Une famille compliquée donc, au style de vie débridé, et qui est encore étendue par la fréquentation de nombreux amis (Yves Salgues, Maurice Couve de Murville…) au sujet desquels les anecdotes semblent complètement fantaisistes, voire choquantes.

De Alexandre Jardin je n’avais lu que « L’île des gauchers » et bien sûr, comme tout le monde, j'avais vu l’adaptation cinématographique de « Fanfan », surtout remarquable par ses deux têtes d’affiche, Vincent Perez et Sophie Marceau (veut-on qu’une fois de plus j’illustre mon propos par une photo de la belle ?).

Sophie Marceau à St Bart.jpg

J’ai du mal à caractériser son style littéraire ; indiscutablement, ses livres sont bien écrits mais comme « trop longs » à chaque fois ; le superficiel apparaît très vite et devient lassant bien avant la fin.
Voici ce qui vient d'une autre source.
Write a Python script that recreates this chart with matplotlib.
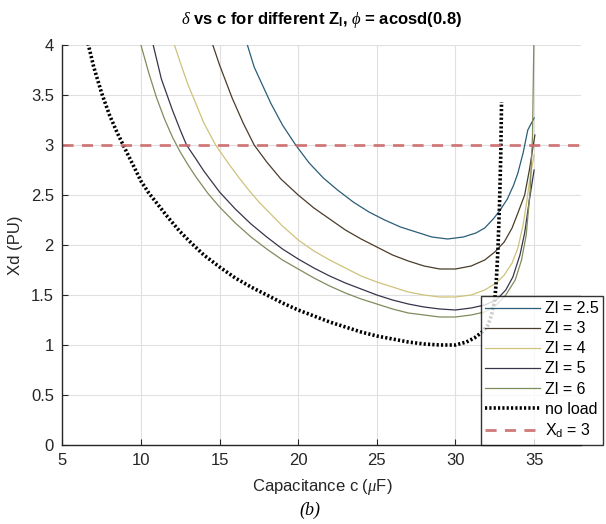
import numpy as np
import matplotlib
matplotlib.use("Agg")
import matplotlib.pyplot as plt
from matplotlib.ticker import FuncFormatter

plt.rcParams['font.family'] = ['Liberation Sans', 'DejaVu Sans']
plt.rcParams['mathtext.fontset'] = 'custom'
plt.rcParams['mathtext.rm'] = 'Liberation Sans'
plt.rcParams['mathtext.it'] = 'Liberation Serif:italic'

# ---- datos ----
c_noload = [6.5, 6.66, 7.0, 7.5, 8.0, 8.5, 8.87, 9.5, 10, 10.5, 11, 11.7, 12.45, 13.2, 14, 15,
            16, 17, 18, 19, 20, 21, 22, 23, 24, 25, 26, 27, 28, 29, 30, 30.7, 31.2, 31.7,
            32.07, 32.3, 32.5, 32.6, 32.7, 32.8, 32.88, 32.93]
xd_noload = [4.1, 4.0, 3.78, 3.52, 3.3, 3.12, 3.0, 2.8, 2.64, 2.52, 2.42, 2.28, 2.14, 2.02, 1.9,
             1.78, 1.67, 1.58, 1.5, 1.42, 1.35, 1.29, 1.23, 1.18, 1.13, 1.09, 1.06, 1.03, 1.01,
             1.0, 1.0, 1.03, 1.07, 1.13, 1.2, 1.3, 1.45, 1.65, 1.95, 2.4, 2.9, 3.43]

c_z25 = [16.6, 16.77, 17.2, 18.25, 19, 19.84, 20.7, 21.6, 22.5, 23.5, 24.5, 25.5, 26.5, 27.5,
         28.5, 29.5, 30.5, 31.3, 31.86, 32.4, 32.8, 33.3, 33.7, 33.97, 34.3, 34.6, 35.0]
xd_z25 = [4.08, 4.0, 3.78, 3.42, 3.2, 3.0, 2.82, 2.67, 2.55, 2.43, 2.33, 2.25, 2.18, 2.13,
          2.08, 2.06, 2.08, 2.12, 2.17, 2.26, 2.34, 2.46, 2.6, 2.72, 2.92, 3.15, 3.27]

c_z3 = [14.45, 14.57, 15.0, 15.8, 16.5, 17.2, 18, 18.9, 20, 21, 22, 23, 24, 25, 26, 27, 28,
        29, 30, 31, 31.86, 32.5, 33.1, 33.6, 33.97, 34.4, 34.7, 34.9, 35.05]
xd_z3 = [4.07, 4.0, 3.8, 3.47, 3.22, 3.0, 2.83, 2.66, 2.5, 2.37, 2.26, 2.15, 2.06, 1.98, 1.9,
         1.84, 1.79, 1.76, 1.76, 1.79, 1.85, 1.93, 2.03, 2.17, 2.32, 2.5, 2.75, 2.95, 3.1]

c_z4 = [12.0, 12.13, 12.6, 13.0, 13.4, 14, 14.75, 15.5, 16.2, 16.8, 17.5, 18, 19, 20, 21, 22,
        23, 24, 25, 26, 27, 28, 29, 30, 31, 31.86, 32.6, 33.1, 33.6, 33.97, 34.3, 34.5,
        34.75, 35.0]
xd_z4 = [4.08, 4.0, 3.78, 3.6, 3.45, 3.22, 3.0, 2.83, 2.68, 2.56, 2.43, 2.35, 2.19, 2.05,
         1.94, 1.85, 1.77, 1.69, 1.63, 1.58, 1.53, 1.5, 1.48, 1.48, 1.5, 1.55, 1.62, 1.7,
         1.82, 1.97, 2.2, 2.4, 2.68, 2.9]

c_z5 = [10.65, 10.78, 11.3, 12, 12.5, 12.9, 13.5, 14, 15, 16, 17, 18, 19, 20, 21, 22, 23,
        24, 25, 26, 27, 28, 29, 30, 31, 31.86, 32.6, 33.2, 33.65, 34.1, 34.4, 34.7, 34.9, 35.0]
xd_z5 = [4.08, 4.0, 3.66, 3.35, 3.15, 3.0, 2.86, 2.74, 2.53, 2.36, 2.21, 2.08, 1.96, 1.86,
         1.77, 1.69, 1.62, 1.56, 1.5, 1.45, 1.41, 1.38, 1.36, 1.35, 1.37, 1.4, 1.45, 1.55,
         1.68, 1.9, 2.12, 2.45, 2.65, 2.75]

c_z6 = [9.88, 10.0, 10.5, 11.0, 11.5, 12.0, 12.5, 13.0, 13.5, 14.24, 15, 16, 17, 18, 19, 20,
        21, 22, 23, 24, 25, 26, 27, 28, 29, 30, 31, 31.86, 32.6, 33.2, 33.8, 34.2, 34.5,
        34.75, 34.9, 35.0]
xd_z6 = [4.07, 4.0, 3.72, 3.47, 3.26, 3.08, 2.93, 2.8, 2.68, 2.52, 2.38, 2.22, 2.08, 1.96,
         1.85, 1.76, 1.67, 1.59, 1.52, 1.46, 1.41, 1.36, 1.32, 1.3, 1.28, 1.28, 1.3, 1.33,
         1.4, 1.5, 1.65, 1.85, 2.1, 2.55, 3.1, 4.2]

etiquetas = ['Zl = 2.5', 'Zl = 3', 'Zl = 4', 'Zl = 5', 'Zl = 6']
colores = ['#2b5d78', '#4a3c2a', '#cfc27a', '#38344a', '#7f8c5c']
xd_limite = 3

fig = plt.figure(figsize=(6.06, 5.24), dpi=100)
ax = fig.add_axes([0.1028, 0.1508, 0.8564, 0.7633])

curvas = [(c_z25, xd_z25), (c_z3, xd_z3), (c_z4, xd_z4), (c_z5, xd_z5), (c_z6, xd_z6)]
for (cc, xx), lab, col in zip(curvas, etiquetas, colores):
    ax.plot(cc, xx, color=col, lw=0.9, label=lab)
ax.plot(c_noload, xd_noload, color='black', lw=2.6, ls=(0, (0.6, 0.6)), label='no load')
ax.axhline(xd_limite, color='#cc6a6a', lw=2.0, ls=(0, (4, 3)), alpha=0.9, label='X$_\\mathregular{d}$ = 3')

ax.set_xlim(5, 38)
ax.set_ylim(0, 4)
ax.set_xticks(np.arange(5, 36, 5))
ax.set_yticks(np.arange(0, 4.01, 0.5))
ax.yaxis.set_major_formatter(FuncFormatter(lambda v, p: ('%g' % v)))
ax.grid(True, color='#e0e0e0', lw=0.8)
ax.set_axisbelow(True)
for s in ['top', 'right']:
    ax.spines[s].set_visible(False)
for s in ['left', 'bottom']:
    ax.spines[s].set_color('#262626')
    ax.spines[s].set_linewidth(1.0)
ax.tick_params(direction='in', length=4, labelsize=12, colors='#262626', pad=6)

ax.set_xlabel('Capacitance c ($\\mu$F)', fontsize=12, color='#262626', labelpad=6)
ax.set_ylabel('Xd (PU)', fontsize=12, color='#262626', labelpad=6)
ax.set_title('$\\delta$ vs c for different Z$_\\mathregular{l}$, $\\phi$ = acosd(0.8)',
             fontsize=12, fontweight='bold', pad=15)

leg = ax.legend(loc='lower right', bbox_to_anchor=(1.042, 0.0), borderaxespad=0,
                fontsize=11.5, frameon=True, fancybox=False, handlelength=3.4,
                handletextpad=0.3, labelspacing=0.32, borderpad=0.3)
leg.get_frame().set_edgecolor('black')
leg.get_frame().set_linewidth(1.0)

fig.text(0.512, 0.027, '(b)', fontsize=13, style='italic', family='Liberation Serif',
         ha='center', va='center')

fig.savefig('out.png', dpi=100)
Dans le « Roman des Jardin », c’est la répétition fastidieuse du même argument qui énerve le lecteur : Alexandre est content et fier d’être un Jardin mais la lignée le révulse et il a tout fait pour ne pas être comme eux, tout en cherchant par éclipses à laisser de côté sa première manière de romancier fleur bleue pour s’essayer à la fantaisie et au social (il évoque ses frasques conjugales et on se souvient par ailleurs de son agitation médiatique lors de la campagne présidentielle de 2017). Bref, une tempête sous un crâne de nanti, qui donne opportunément l’occasion de publier un nouvel opus. Tout cela sent trop l’écume des jours et l’apprêté pour être passionnant.

Son introduction, qui dure quelque 37 pages, suggère beaucoup mais ne dit pas grand chose ; l'écrivain en revanche a une certaine virtuosité pour la métaphore et les belles formules : « Nous étions une île, une sorte d’Angleterre désoccupée des affaires du globe et disponible pour l’originalité » (page 26) ; « Mort assez tôt pour avoir fréquenté d’immenses libertés, il avait eu l’honneur de rester vivant jusqu’à son décès » (page 229).

Au total, un roman qui se lit en deux jours et ne me semble pas devoir être recommandé ni gardé.